** start Provided records **

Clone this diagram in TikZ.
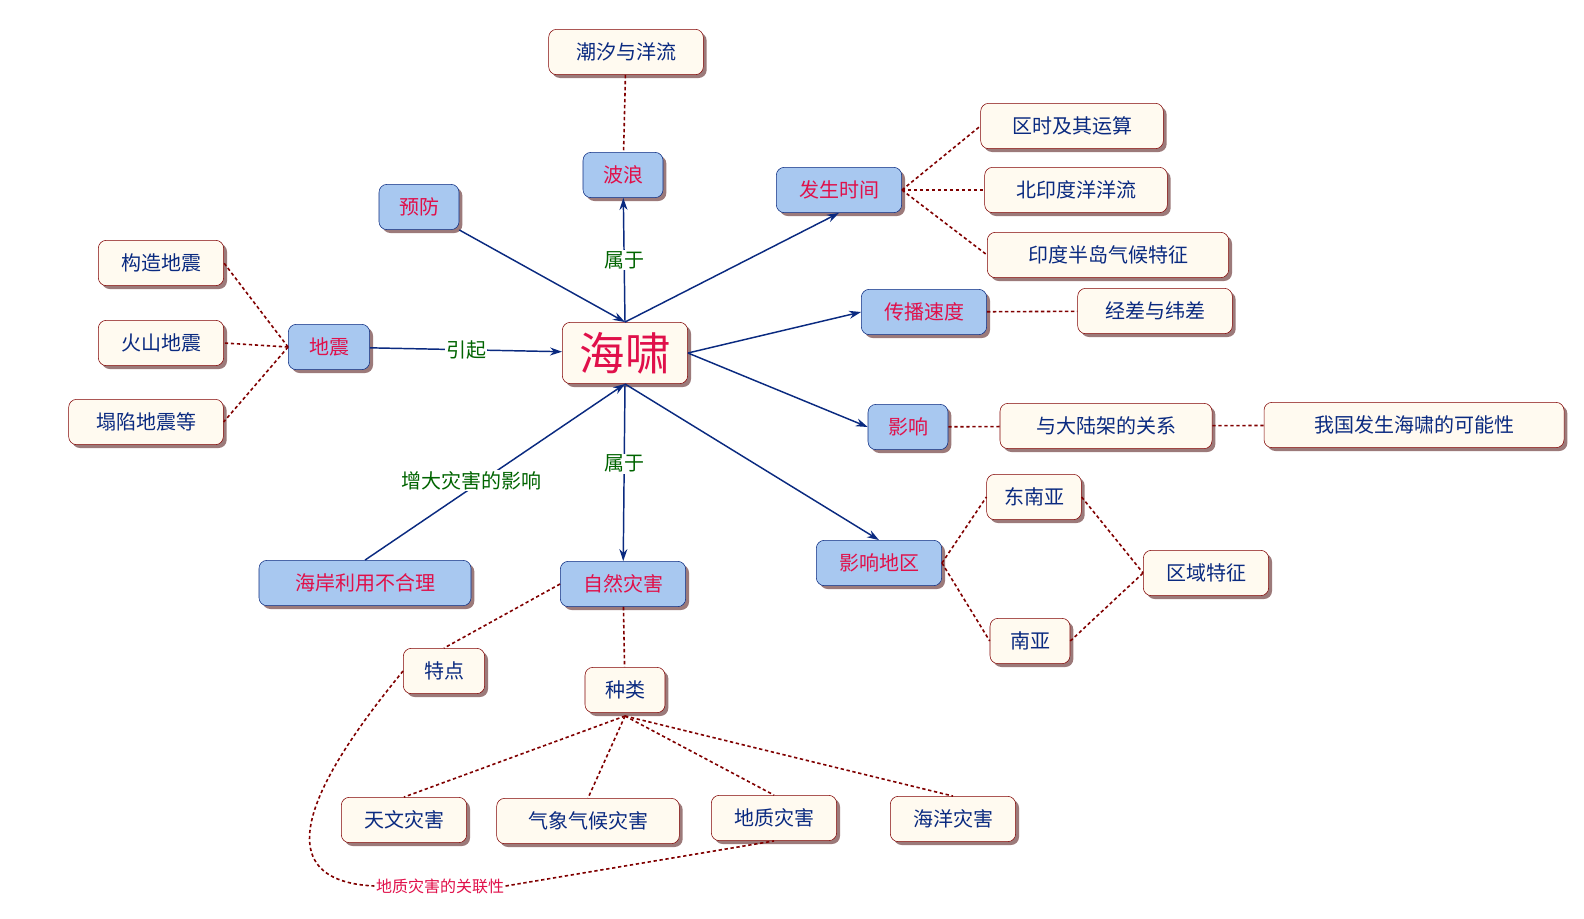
\documentclass[tikz,border=0pt]{standalone}
\usepackage{fontspec}
\setmainfont{Noto Sans CJK SC}
\usetikzlibrary{shadows,arrows.meta}
\definecolor{bord}{HTML}{800000}
\definecolor{navy}{HTML}{0A2A80}
\definecolor{cream}{HTML}{FFFAF0}
\definecolor{bfill}{HTML}{A8C8F0}
\definecolor{crim}{HTML}{E0104A}
\definecolor{lg}{HTML}{006400}
\tikzset{
 base/.style={rounded corners=6pt,minimum height=34pt,inner xsep=6pt,font=\fontsize{15}{15}\selectfont,drop shadow={shadow xshift=2.5pt,shadow yshift=-2.5pt,fill=black!45!red!30!gray,opacity=0.8}},
 w/.style={base,draw=bord,fill=cream,text=navy},
 b/.style={base,draw=navy,fill=bfill,text=crim},
 dl/.style={draw=bord,densely dashed,line width=1.2pt,dash pattern=on 2.5pt off 2pt},
 ar/.style={draw=navy,line width=1.1pt,-{Stealth[length=9pt,width=6pt]}},
 lab/.style={fill=white,text=lg,font=\fontsize{15}{15}\selectfont,inner sep=1pt}
}
\begin{document}
\begin{tikzpicture}[x=0.75pt,y=-0.75pt]
\useasboundingbox (0,0) rectangle (1584,918);
\node[w,minimum width=116pt] (cx) at (626,52) {潮汐与洋流};
\node[b,minimum width=60pt] (bl) at (623,175) {波浪};
\node[b,minimum width=60pt] (yf) at (419,207) {预防};
\node[b,minimum width=94pt] (fs) at (839,190) {发生时间};
\node[w,minimum width=137pt] (qs) at (1072,126) {区时及其运算};
\node[w,minimum width=137pt] (by) at (1076,190) {北印度洋洋流};
\node[w,minimum width=181pt] (yd) at (1108,255) {印度半岛气候特征};
\node[b,minimum width=94pt] (cb) at (924,312) {传播速度};
\node[w,minimum width=116pt] (jc) at (1155,311) {经差与纬差};
\node[b,minimum width=60pt] (yx) at (908,427) {影响};
\node[w,minimum width=159pt] (dl) at (1106,426) {与大陆架的关系};
\node[w,minimum width=225pt] (wg) at (1414,425) {我国发生海啸的可能性};
\node[w,minimum width=71pt] (dn) at (1034,497) {东南亚};
\node[w,minimum width=94pt] (qy) at (1206,573) {区域特征};
\node[w,minimum width=60pt] (ny) at (1030,641) {南亚};
\node[b,minimum width=94pt] (yq) at (879,563) {影响地区};
\node[w,minimum width=94pt] (gz) at (161,263) {构造地震};
\node[w,minimum width=94pt] (hs) at (161,343) {火山地震};
\node[w,minimum width=116pt] (tx) at (146,422) {塌陷地震等};
\node[b,minimum width=61pt] (dz) at (329,347) {地震};
\node[w,minimum width=94pt,minimum height=46pt,text=crim,font=\fontsize{34}{34}\selectfont] (hx) at (625,353) {海啸};
\node[b,minimum width=159pt] (ha) at (365,583) {海岸利用不合理};
\node[b,minimum width=94pt] (zr) at (623,584) {自然灾害};
\node[w,minimum width=61pt] (td) at (444,671) {特点};
\node[w,minimum width=60pt] (zl) at (625,690) {种类};
\node[w,minimum width=94pt] (tw) at (404,820) {天文灾害};
\node[w,minimum width=137pt] (qx) at (588,821) {气象气候灾害};
\node[w,minimum width=94pt] (dz2) at (774,818) {地质灾害};
\node[w,minimum width=94pt] (hy) at (953,819) {海洋灾害};
\node[text=crim,font=\fontsize{12}{12}\selectfont,inner sep=1pt] (gl) at (440,886) {地质灾害的关联性};
% dotted
\draw[dl] (cx) -- (bl);
\draw[dl] (fs.east) -- (qs.west);
\draw[dl] (fs.east) -- (by.west);
\draw[dl] (fs.east) -- (yd.west);
\draw[dl] (cb) -- (jc);
\draw[dl] (yx) -- (dl);
\draw[dl] (dl) -- (wg);
\draw[dl] (yq.east) -- (dn.west);
\draw[dl] (yq.east) -- (ny.west);
\draw[dl] (dn.east) -- (qy.west);
\draw[dl] (ny.east) -- (qy.west);
\draw[dl] (dz.west) -- (gz.east);
\draw[dl] (dz.west) -- (hs.east);
\draw[dl] (dz.west) -- (tx.east);
\draw[dl] (zr.west) -- (td.north);
\draw[dl] (zr) -- (zl);
\coordinate (zb) at (625,716);
\draw[dl] (zb) -- (tw.north);
\draw[dl] (zb) -- (qx.north);
\draw[dl] (zb) -- (dz2.north);
\draw[dl] (zb) -- (hy.north);
\draw[dl] (td.west) .. controls (330,760) and (250,880) .. (gl.west);
\draw[dl] (gl.east) -- (dz2.south);
% arrows
\draw[ar] (dz) -- node[lab]{引起} (hx);
\draw[ar] (yf.south east) -- (hx.north);
\draw[ar] (hx.north) -- node[lab]{属于} (bl);
\draw[ar] (hx.north) -- (fs.south);
\draw[ar] (hx.east) -- (cb.west);
\draw[ar] (hx.east) -- (yx.west);
\draw[ar] (hx.south) -- (yq.north);
\draw[ar] (hx.south) -- node[lab,pos=0.45]{属于} (zr);
\draw[ar] (ha.north) -- node[lab,pos=0.45,xshift=-8pt]{增大灾害的影响} (hx.south);
\end{tikzpicture}
\end{document}
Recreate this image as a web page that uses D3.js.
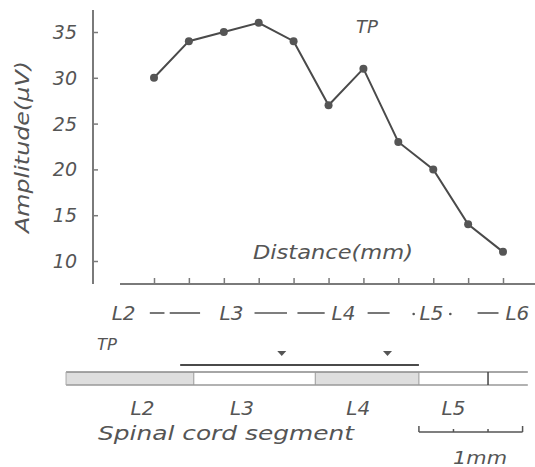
<!DOCTYPE html>
<html><head><meta charset="utf-8">
<script src="https://cdn.jsdelivr.net/npm/d3@7"></script>
<style>
body{margin:0;background:#fff;}
text{font-family:"DejaVu Sans",sans-serif;font-style:italic;fill:#555;}
</style></head>
<body><svg id="c" width="535" height="467"></svg>
<script>
// ---- data ----
const distanceMm = [0, 0.333, 0.667, 1, 1.333, 1.667, 2, 2.333, 2.667, 3, 3.333];
const amplitude  = [30, 34, 35, 36, 34, 27, 31, 23, 20, 14, 11];
const yTicks = [10, 15, 20, 25, 30, 35];
const axisSegLabels = ["L2", "L3", "L4", "L5", "L6"];
const axisSegLabelMm = [-0.29, 0.74, 1.81, 2.65, 3.47];
const axisDashMm = [[-0.04, 0.10], [0.15, 0.44], [0.96, 1.27], [1.37, 1.63], [2.04, 2.25], [3.09, 3.29]];
const axisDotMm = [2.48, 2.83];
const cordSegments = ["L2", "L3", "L4", "L5", ""];
const cordBounds = [-0.84, 0.38, 1.54, 2.53, 3.19, 3.57];
const cordShaded = [true, false, true, false, false];
const cordLabelMm = [-0.11, 0.84, 1.95, 2.86];
const tpRangeMm = [0.25, 2.53];
const tpMarkersMm = [1.22, 2.23];
const scaleBarMm = [2.53, 2.86, 3.19, 3.52];

// ---- scales ----
const svg = d3.select("#c");
const x = d3.scaleLinear().domain([0, 3.333]).range([154, 503]);
const y = d3.scaleLinear().domain([10, 35]).range([261, 32]);
const axisCol = "#7a7a7a", ink = "#4a4a4a";

// y axis
svg.append("line").attr("x1", 93).attr("x2", 93).attr("y1", 10).attr("y2", 284)
  .attr("stroke", axisCol).attr("stroke-width", 2);
const yAxis = d3.axisRight(y).tickValues(yTicks).tickSize(5).tickFormat("");
const gy = svg.append("g").attr("transform", "translate(93,0)").call(yAxis);
gy.select(".domain").remove();
gy.selectAll("line").attr("stroke", axisCol).attr("stroke-width", 1.5);
svg.selectAll(".ylab").data(yTicks).enter().append("text")
  .attr("x", 77).attr("y", d => y(d) + 7).attr("text-anchor", "end")
  .style("font-size", "19px").text(d => d);
svg.append("text").attr("transform", "translate(29,147) rotate(-90)")
  .attr("text-anchor", "middle").style("font-size", "20px")
  .attr("textLength", 172).attr("lengthAdjust", "spacingAndGlyphs").text("Amplitude(\u03bcV)");

// x axis
svg.append("line").attr("x1", 120).attr("x2", 535).attr("y1", 284).attr("y2", 284)
  .attr("stroke", axisCol).attr("stroke-width", 2);
const xAxis = d3.axisTop(x).tickValues(distanceMm).tickSize(6).tickFormat("");
const gx = svg.append("g").attr("transform", "translate(0,284)").call(xAxis);
gx.select(".domain").remove();
gx.selectAll("line").attr("stroke", axisCol).attr("stroke-width", 1.5);

svg.append("text").attr("x", 253).attr("y", 259)
  .style("font-size", "20px").attr("textLength", 160).attr("lengthAdjust", "spacingAndGlyphs")
  .text("Distance(mm)");
svg.append("text").attr("x", 356).attr("y", 33)
  .style("font-size", "18px").attr("textLength", 22).attr("lengthAdjust", "spacingAndGlyphs").text("TP");

// line + points
svg.append("path").datum(amplitude)
  .attr("d", d3.line().x((d, i) => x(distanceMm[i])).y(d => y(d)))
  .attr("fill", "none").attr("stroke", ink).attr("stroke-width", 2);
svg.selectAll(".pt").data(amplitude).enter().append("circle")
  .attr("cx", (d, i) => x(distanceMm[i])).attr("cy", d => y(d)).attr("r", 4)
  .attr("fill", "#555");

// axis segment row
svg.selectAll(".seg").data(axisSegLabels).enter().append("text")
  .attr("x", (d, i) => x(axisSegLabelMm[i])).attr("y", 320).attr("text-anchor", "middle")
  .style("font-size", "20px").text(d => d);
svg.selectAll(".dash").data(axisDashMm).enter().append("line")
  .attr("x1", d => x(d[0])).attr("x2", d => x(d[1])).attr("y1", 313).attr("y2", 313)
  .attr("stroke", "#555").attr("stroke-width", 1.6);
svg.selectAll(".dot").data(axisDotMm).enter().append("circle")
  .attr("cx", d => x(d)).attr("cy", 314).attr("r", 1.3).attr("fill", "#555");

// bottom diagram
svg.append("text").attr("x", 97).attr("y", 350).style("font-size", "15px")
  .attr("textLength", 20).attr("lengthAdjust", "spacingAndGlyphs").text("TP");
svg.selectAll(".tri").data(tpMarkersMm).enter().append("path")
  .attr("d", d => `M${x(d) - 4.5},351 L${x(d) + 4.5},351 L${x(d)},356 Z`).attr("fill", "#555");
svg.append("line").attr("x1", x(tpRangeMm[0])).attr("x2", x(tpRangeMm[1]))
  .attr("y1", 365).attr("y2", 365).attr("stroke", ink).attr("stroke-width", 2);

const cord = svg.append("g");
cord.selectAll("rect").data(cordSegments).enter().append("rect")
  .attr("x", (d, i) => x(cordBounds[i])).attr("y", 372)
  .attr("width", (d, i) => x(cordBounds[i + 1]) - x(cordBounds[i])).attr("height", 13)
  .attr("fill", (d, i) => cordShaded[i] ? "#dedede" : "#fff");
cord.append("line").attr("x1", x(cordBounds[0])).attr("x2", x(cordBounds[5]))
  .attr("y1", 372).attr("y2", 372).attr("stroke", "#888").attr("stroke-width", 1.5);
cord.append("line").attr("x1", x(cordBounds[0])).attr("x2", x(cordBounds[5]))
  .attr("y1", 385).attr("y2", 385).attr("stroke", "#999").attr("stroke-width", 1.5);
cord.append("line").attr("x1", x(cordBounds[0])).attr("x2", x(cordBounds[0]))
  .attr("y1", 372).attr("y2", 385).attr("stroke", "#aaa").attr("stroke-width", 1);
cord.selectAll(".div").data(cordBounds.slice(1, 5)).enter().append("line")
  .attr("x1", d => x(d)).attr("x2", d => x(d)).attr("y1", 372).attr("y2", 385)
  .attr("stroke", (d, i) => i === 3 ? "#444" : "#999").attr("stroke-width", (d, i) => i === 3 ? 1.5 : 1);
svg.selectAll(".clab").data(cordLabelMm).enter().append("text")
  .attr("x", d => x(d)).attr("y", 415).attr("text-anchor", "middle")
  .style("font-size", "20px").text((d, i) => cordSegments[i]);
svg.append("text").attr("x", 98).attr("y", 440).style("font-size", "20px")
  .attr("textLength", 256).attr("lengthAdjust", "spacingAndGlyphs").text("Spinal cord segment");

// scale bar
svg.append("line").attr("x1", x(scaleBarMm[0])).attr("x2", x(scaleBarMm[3]))
  .attr("y1", 432).attr("y2", 432).attr("stroke", "#555").attr("stroke-width", 1.6);
svg.selectAll(".sb").data(scaleBarMm).enter().append("line")
  .attr("x1", d => x(d)).attr("x2", d => x(d)).attr("y1", 432)
  .attr("y2", (d, i) => (i === 0 || i === 3) ? 426 : 429)
  .attr("stroke", "#555").attr("stroke-width", 1.5);
svg.append("text").attr("x", 453).attr("y", 464)
  .style("font-size", "18px").attr("textLength", 54).attr("lengthAdjust", "spacingAndGlyphs").text("1mm");
</script></body></html>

** end Provided records **

▶ _To be done_
Return only the count of lines in the records that hold the word "this".

▶ _Correct result_
2